I am committed to the seasonal consumption of local food. While occasionally complying to the adage that it’s five o’clock somewhere when it comes to cocktails, it’s May somewhere just does not work for me . I love asparagus in spring, tomatoes in summer, apples in fall and root vegetables in the winter. As the seasons change from one into another my food shopping excitement grows. After this particularly brutal winter, snagging the first local spinach at a farm stand or picking early mint from my garden is going to be exhilarating. Ramps, garlic scapes, shell peas and asparagus are my faves and will be consumed with gusto until they are no longer available. Two springs ago I tasted an ambrosial asparagus flan at Tullulah’s in Bay Shore and the memory of it has lingered ever since. Chef Steven Scalesse shared the recipe with us last year and this spring I vow to give it a whirl.

Asparagus Flan
Recipe by Chef Steven Scalesse of Tullulah’s, Bay Shore
Serves 10

1 bunch of asparagus, trimmed
½ bunch parsley, roughly chopped
1 tablespoon extra-virgin olive oil
1 quart heavy cream
12 egg yolks
2 tablespoon sugar
Salt and pepper to taste
4 gelatin sheets

Preheat oven to 325°. Bloom sheets of gelatin in cold water. Set aside. Cut trimmed asparagus into 1-inch pieces. Heat olive oil in a heavy saucepan, then add sliced asparagus and chopped parsley.
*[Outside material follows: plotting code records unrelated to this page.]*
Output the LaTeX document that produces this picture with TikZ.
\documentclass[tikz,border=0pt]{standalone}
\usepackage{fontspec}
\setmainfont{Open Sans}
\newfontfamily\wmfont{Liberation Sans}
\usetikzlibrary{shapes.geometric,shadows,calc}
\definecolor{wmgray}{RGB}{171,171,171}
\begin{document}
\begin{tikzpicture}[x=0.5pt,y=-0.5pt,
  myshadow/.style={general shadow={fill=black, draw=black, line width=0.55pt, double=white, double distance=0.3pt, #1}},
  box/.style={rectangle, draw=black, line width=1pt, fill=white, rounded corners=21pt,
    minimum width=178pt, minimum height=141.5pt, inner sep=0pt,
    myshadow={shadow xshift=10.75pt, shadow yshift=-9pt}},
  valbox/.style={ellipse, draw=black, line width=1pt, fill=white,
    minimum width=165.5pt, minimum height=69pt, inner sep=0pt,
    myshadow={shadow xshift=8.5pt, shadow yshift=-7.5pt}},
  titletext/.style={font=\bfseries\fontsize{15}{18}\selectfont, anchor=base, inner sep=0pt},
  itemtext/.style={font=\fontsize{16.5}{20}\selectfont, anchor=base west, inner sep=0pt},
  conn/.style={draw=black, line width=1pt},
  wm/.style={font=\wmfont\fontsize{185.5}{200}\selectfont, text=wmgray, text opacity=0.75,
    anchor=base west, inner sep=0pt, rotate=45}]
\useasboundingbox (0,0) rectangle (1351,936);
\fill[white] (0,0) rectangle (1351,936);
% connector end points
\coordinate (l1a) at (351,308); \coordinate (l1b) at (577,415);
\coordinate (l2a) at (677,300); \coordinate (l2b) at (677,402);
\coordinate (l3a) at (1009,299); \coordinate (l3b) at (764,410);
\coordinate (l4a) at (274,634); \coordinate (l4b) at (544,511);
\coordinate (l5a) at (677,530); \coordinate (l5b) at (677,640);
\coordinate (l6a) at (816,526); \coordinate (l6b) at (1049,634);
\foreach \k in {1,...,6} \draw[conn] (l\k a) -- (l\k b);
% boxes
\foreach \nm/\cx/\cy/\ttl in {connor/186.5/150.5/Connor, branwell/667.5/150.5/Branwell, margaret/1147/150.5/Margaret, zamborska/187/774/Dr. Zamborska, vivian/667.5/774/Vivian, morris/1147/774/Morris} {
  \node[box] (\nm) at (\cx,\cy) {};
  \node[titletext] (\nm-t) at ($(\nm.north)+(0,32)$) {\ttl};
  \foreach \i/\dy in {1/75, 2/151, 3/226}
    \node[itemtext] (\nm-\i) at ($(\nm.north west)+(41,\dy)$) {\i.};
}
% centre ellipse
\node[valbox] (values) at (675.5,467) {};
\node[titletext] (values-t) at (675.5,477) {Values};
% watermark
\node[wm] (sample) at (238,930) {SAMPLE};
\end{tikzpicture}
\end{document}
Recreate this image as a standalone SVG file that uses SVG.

Reduce heat to medium and sweat down until tender. Add heavy cream to sauce pan and steep flavors together. Separate egg yolks from whites, placing the yolks into a large mixing bowl. Add gelatin sheets to saucepan and whisk them until they dissolve. With a hand blender, puree cream mixture until fine and smooth. Strain mixture through a mesh strainer catching large particles. Add mixture to egg yolks and whisk vigorously, tempering eggs with hot liquid. Set aside to rest and skim bubbles off the top.

Place liquid into ramekins (1½-inch deep), and cook in hot water bath for 25 to 30 minutes. They should still have a little shake to them when you pull them out (like Jell-O), and they will set the rest of the way when cooling off.

Pairs great with seared filet mignon, roasted chicken or butter-poached lobster.